Coming Home to the Self


Autumn is a time when we start to draw inward. The birds and squirrels are preparing for winter--gathering and storing food. With the chill in the air, we too begin moving into hibernation mode, tending to become more introspective and internally-focused, and to spend more time at home. Home in the sense of the physical dwellings that shelter us, as well as the home that we find within ourselves--in our bodies and in our hearts--a home that we carry with us wherever we go. So no matter where we are, we are home.
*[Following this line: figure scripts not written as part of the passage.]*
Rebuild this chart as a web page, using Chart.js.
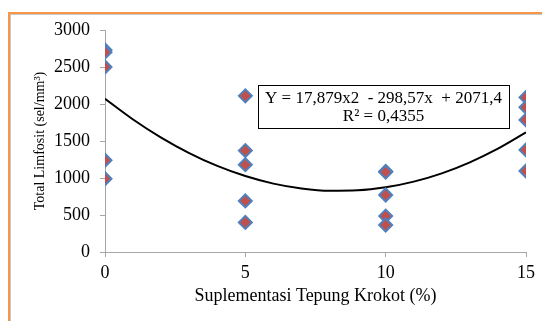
<!DOCTYPE html>
<html>
<head>
<meta charset="utf-8">
<script src="https://cdn.jsdelivr.net/npm/chart.js@4"></script>
<style>
html,body{margin:0;padding:0;background:#fff;}
#wrap{width:542px;height:321px;position:relative;}
</style>
</head>
<body>
<div id="wrap"><canvas id="c" width="542" height="321"></canvas></div>
<script>
// Observed data (Suplementasi Tepung Krokot % vs Total Limfosit)
const xLevels = [0, 5, 10, 15];
const limfosit0 = [2730, 2700, 2500, 1240, 990];
const limfosit5 = [2110, 1370, 1180, 690, 400];
const limfosit10 = [1090, 1080, 770, 485, 365];
const limfosit15 = [2090, 1955, 1785, 1380, 1095];
// Polynomial trendline values
const trendX = [0,1,2,3,4,5,6,7,8,9,10,11,12,13,14,15];
const trendY = [2071,1791,1546,1337,1163,1026,924,858,827,833,874,951,1063,1212,1396,1616];
const yTicks = [0,500,1000,1500,2000,2500,3000];
const xTicks = [0,5,10,15];
const equationText = ['Y = 17,879x2  - 298,57x  + 2071,4', 'R\u00B2 = 0,4355'];
const xTitle = 'Suplementasi Tepung Krokot (%)';
const yTitle = 'Total Limfosit (sel/mm\u00B3)';

const groups = [limfosit0, limfosit5, limfosit10, limfosit15];
const scatterPts = [];
groups.forEach((g, i) => g.forEach(v => scatterPts.push({x: xLevels[i], y: v})));
const trendPts = trendX.map((x, i) => ({x: x, y: trendY[i]}));

const SERIF = '"Liberation Serif", "Times New Roman", serif';

const decor = {
  id: 'decor',
  beforeDraw(chart) {
    const ctx = chart.ctx;
    ctx.save();
    ctx.fillStyle = '#ffffff';
    ctx.fillRect(0, 0, chart.width, chart.height);
    // orange frame (top & left) with faint shadow
    ctx.fillStyle = '#c8c8c8';
    ctx.fillRect(10, 14, chart.width, 1);
    ctx.fillRect(10, 14, 1, chart.height);
    ctx.fillStyle = '#f79646';
    ctx.fillRect(8, 12, chart.width, 2);
    ctx.fillRect(8, 12, 2, chart.height);
    ctx.restore();
  },
  afterDatasetsDraw(chart) {
    const ctx = chart.ctx;
    ctx.save();
    const bx = 258, by = 85, bw = 251, bh = 43;
    ctx.fillStyle = '#ffffff';
    ctx.fillRect(bx, by, bw, bh);
    ctx.strokeStyle = '#000000';
    ctx.lineWidth = 1;
    ctx.strokeRect(bx + 0.5, by + 0.5, bw, bh);
    ctx.fillStyle = '#000000';
    ctx.font = '17px ' + SERIF;
    ctx.textAlign = 'center';
    ctx.textBaseline = 'middle';
    ctx.fillText(equationText[0], bx + bw / 2, by + 14);
    ctx.fillText(equationText[1], bx + bw / 2, by + 32);
    ctx.restore();
  }
};

new Chart(document.getElementById('c'), {
  type: 'scatter',
  data: {
    datasets: [
      {
        type: 'line',
        data: trendPts,
        borderColor: '#000000',
        borderWidth: 2,
        pointRadius: 0,
        tension: 0.4,
        cubicInterpolationMode: 'monotone',
        fill: false,
        order: 2
      },
      {
        data: scatterPts,
        pointStyle: 'rectRot',
        pointRadius: 6.5,
        pointBackgroundColor: '#c0504d',
        pointBorderColor: '#4f81bd',
        pointBorderWidth: 2,
        order: 1
      }
    ]
  },
  options: {
    responsive: false,
    animation: false,
    devicePixelRatio: 1,
    layout: {padding: {top: 30, right: 16, bottom: 14, left: 32}},
    plugins: {legend: {display: false}, tooltip: {enabled: false}},
    scales: {
      x: {
        type: 'linear',
        min: 0, max: 15,
        afterBuildTicks(s) { s.ticks = xTicks.map(v => ({value: v})); },
        afterFit(s) { s.height = 55; },
        border: {display: true, color: '#a6a6a6', width: 1},
        grid: {display: true, drawOnChartArea: false, drawTicks: true, tickLength: 5, color: '#a6a6a6'},
        ticks: {color: '#000', font: {family: SERIF, size: 18}, padding: 5, maxRotation: 0, callback: v => String(v)},
        title: {display: true, text: xTitle, color: '#000', font: {family: SERIF, size: 18}, padding: {top: 0, bottom: 0}}
      },
      y: {
        type: 'linear',
        min: 0, max: 3000,
        afterBuildTicks(s) { s.ticks = yTicks.map(v => ({value: v})); },
        afterFit(s) { s.width = 73; },
        border: {display: true, color: '#a6a6a6', width: 1},
        grid: {display: true, drawOnChartArea: false, drawTicks: true, tickLength: 5, color: '#a6a6a6'},
        ticks: {color: '#000', font: {family: SERIF, size: 18}, padding: 10, callback: v => String(v)},
        title: {display: true, text: yTitle, color: '#000', font: {family: SERIF, size: 14}, padding: {top: 0, bottom: 0}}
      }
    }
  },
  plugins: [decor]
});
</script>
</body>
</html>
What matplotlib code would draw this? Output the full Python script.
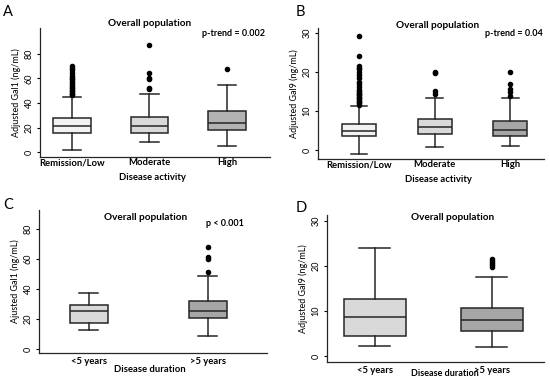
import matplotlib
matplotlib.use("Agg")
import matplotlib.pyplot as plt

plt.rcParams['font.family'] = ['Lato', 'DejaVu Sans']

# ---- data (box stats) ----
activity_labels = ["Remission/Low", "Moderate", "High"]
duration_labels = ["<5 years", ">5 years"]

# Panel A: Gal1 by disease activity
gal1_act_whislo = [2.0, 8.2, 4.9]
gal1_act_q1 = [15.6, 15.6, 17.8]
gal1_act_med = [21.0, 21.0, 23.3]
gal1_act_q3 = [27.4, 28.8, 33.4]
gal1_act_whishi = [45.0, 47.0, 54.8]
gal1_act_fliers = [
    [46.5, 47.5, 48.5, 49.5, 50.5, 52, 53, 55, 56.5, 58, 59.5, 60.5, 62, 64.5, 66.5, 68.5, 70],
    [51.0, 51.8, 59.7, 60.5, 64.4, 86.8],
    [68.0],
]

# Panel B: Gal9 by disease activity
gal9_act_whislo = [-1.0, 0.85, 1.0]
gal9_act_q1 = [3.6, 4.0, 3.6]
gal9_act_med = [4.8, 5.9, 5.1]
gal9_act_q3 = [6.6, 7.9, 7.5]
gal9_act_whishi = [11.2, 13.4, 13.2]
gal9_act_fliers = [
    [11.6, 12.0, 12.3, 12.6, 13.0, 13.3, 13.6, 14.0, 14.3, 14.7, 15.0, 15.4,
     16.0, 16.8, 17.5, 18.4, 19.2, 20.0, 20.6, 21.0, 21.5, 24.0, 29.2],
    [14.4, 15.1, 19.7, 20.0],
    [13.8, 14.9, 15.5, 17.0, 20.0],
]

# Panel C: Gal1 by disease duration
gal1_dur_whislo = [12.7, 8.9]
gal1_dur_q1 = [17.1, 20.7]
gal1_dur_med = [25.6, 25.6]
gal1_dur_q3 = [29.2, 31.8]
gal1_dur_whishi = [37.6, 48.8]
gal1_dur_fliers = [[], [51.3, 60.1, 61.2, 68.4]]

# Panel D: Gal9 by disease duration
gal9_dur_whislo = [2.3, 2.1]
gal9_dur_q1 = [4.5, 5.6]
gal9_dur_med = [8.6, 8.0]
gal9_dur_q3 = [12.6, 10.7]
gal9_dur_whishi = [24.0, 17.5]
gal9_dur_fliers = [[], [19.7, 20.2, 20.7, 21.2, 21.6]]

W, H = 550, 381
fig = plt.figure(figsize=(W / 100, H / 100), dpi=100)


def px_axes(left, right, top, bottom):
    return fig.add_axes([left / W, 1 - bottom / H, (right - left) / W, (bottom - top) / H])


def stats(labels, lo, q1, med, q3, hi, fl):
    return [dict(label=l, whislo=a, q1=b, med=c, q3=d, whishi=e, fliers=f)
            for l, a, b, c, d, e, f in zip(labels, lo, q1, med, q3, hi, fl)]


def draw(ax, st, colors, width, xlim, ylim, yticks, ylabel, xpad):
    edge = '#262626'
    bp = ax.bxp(st, widths=width, patch_artist=True, showfliers=True,
                boxprops=dict(edgecolor=edge, linewidth=1.1),
                medianprops=dict(color=edge, linewidth=1.1),
                whiskerprops=dict(color=edge, linewidth=1.1),
                capprops=dict(color=edge, linewidth=1.1),
                capwidths=width * 0.5,
                flierprops=dict(marker='o', markerfacecolor='black', markeredgecolor='black',
                                markersize=3))
    for patch, c in zip(bp['boxes'], colors):
        patch.set_facecolor(c)
    ax.set_xlim(*xlim)
    ax.set_ylim(*ylim)
    ax.set_yticks(yticks)
    ax.set_yticklabels([str(t) for t in yticks], rotation=90, va='center', fontsize=6.5)
    ax.tick_params(axis='y', length=2.5, width=0.8, pad=2)
    ax.tick_params(axis='x', length=0, pad=xpad, labelsize=6.8)
    for lab in ax.get_xticklabels():
        lab.set_fontweight('bold')
    for s in ['top', 'right']:
        ax.spines[s].set_visible(False)
    for s in ['left', 'bottom']:
        ax.spines[s].set_linewidth(0.9)
        ax.spines[s].set_color('#262626')
    ax.set_ylabel(ylabel, fontsize=6.5, labelpad=3)


# Panel A
axA = px_axes(40, 270, 28, 157)
draw(axA, stats(activity_labels, gal1_act_whislo, gal1_act_q1, gal1_act_med, gal1_act_q3,
                gal1_act_whishi, gal1_act_fliers),
     ['#f2f2f2', '#d9d9d9', '#b3b3b3'], 0.48, (0.587, 3.555), (-4, 101),
     [0, 20, 40, 60, 80], 'Adjusted Gal1 (ng/mL)', 1.0)

# Panel B
axB = px_axes(318, 544, 28, 159)
draw(axB, stats(activity_labels, gal9_act_whislo, gal9_act_q1, gal9_act_med, gal9_act_q3,
                gal9_act_whishi, gal9_act_fliers),
     ['#f2f2f2', '#d9d9d9', '#a6a6a6'], 0.45, (0.457, 3.45), (-2.3, 31.2),
     [0, 10, 20, 30], 'Adjusted Gal9 (ng/mL)', 1.0)

# Panel C
axC = px_axes(39, 267, 210, 353)
draw(axC, stats(duration_labels, gal1_dur_whislo, gal1_dur_q1, gal1_dur_med, gal1_dur_q3,
                gal1_dur_whishi, gal1_dur_fliers),
     ['#d9d9d9', '#a6a6a6'], 0.32, (0.58, 2.496), (-2.7, 92.9),
     [0, 20, 40, 60, 80], 'Ajusted Gal1 (ng/mL)', 3.0)

# Panel D
axD = px_axes(327, 544, 215, 362)
draw(axD, stats(duration_labels, gal9_dur_whislo, gal9_dur_q1, gal9_dur_med, gal9_dur_q3,
                gal9_dur_whishi, gal9_dur_fliers),
     ['#d9d9d9', '#a6a6a6'], 0.53, (0.59, 2.445), (-1.33, 31.3),
     [0, 10, 20, 30], 'Adjusted Gal9 (ng/mL)', 3.0)


def ftext(x, y, s, **kw):
    fig.text(x / W, 1 - y / H, s, **kw)


# panel letters
for x, y, s in [(3, 12, 'A'), (296, 12, 'B'), (3, 205, 'C'), (296, 208, 'D')]:
    ftext(x, y, s, fontsize=10.5, va='center', ha='left')

# titles
for x, y in [(150, 23), (438, 25), (146, 218), (453, 218)]:
    ftext(x, y, 'Overall population', fontsize=7.2, fontweight='bold', ha='center', va='center')

# p-values
ftext(265, 33, 'p-trend = 0.002', fontsize=6.5, fontweight='bold', ha='right', va='center')
ftext(543, 33, 'p-trend = 0.04', fontsize=6.5, fontweight='bold', ha='right', va='center')
ftext(225, 223, 'p < 0.001', fontsize=6.5, fontweight='bold', ha='center', va='center')

# x-axis titles
ftext(152, 177, 'Disease activity', fontsize=6.8, fontweight='bold', ha='center', va='center')
ftext(438, 179, 'Disease activity', fontsize=6.8, fontweight='bold', ha='center', va='center')
ftext(150, 369, 'Disease duration', fontsize=6.8, fontweight='bold', ha='center', va='center')
ftext(445, 374, 'Disease duration', fontsize=6.5, fontweight='bold', ha='center', va='center')

fig.savefig('out.png', dpi=100)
In his writings and teachings, Thich Nhat Hahn shares a number of short verses, which are intended to be recited during daily activities to help us return to ourselves--to help us return to mindfulness. These short verses are intended to be used with the breath. So on the inhale, we recite one line. And on the exhale, we recite the second line. The first two lines of one such verse are:

(Breathing in) I have arrived
(Breathing out) I am home

The full verse that Thich Nhat Hahn shares in his writings and teachings is:

I have arrived
I am home
In the here
In the now
I am solid
I am free
In the ultimate
I dwell.
Arrived, arrived
At home, at home
Dwelling in the here
Dwelling in the now
Solid as a mountain
Free as the white clouds
The door to no-birth, no-death has opened
Free and unshakable I dwell.

Take a moment now to silently repeat just the first two lines, or the entire verse, to yourself as you breathe deeply and evenly in and out.

Then bring the palms of your hands together to touch at heart center, in a prayer position--Anjali Mudra--and gently bow your head toward your heart. We spend so much time in our heads, following our thoughts wide and far. Take this opportunity to surrender the wandering mind to the home of the heart. Welcome home. Namaste.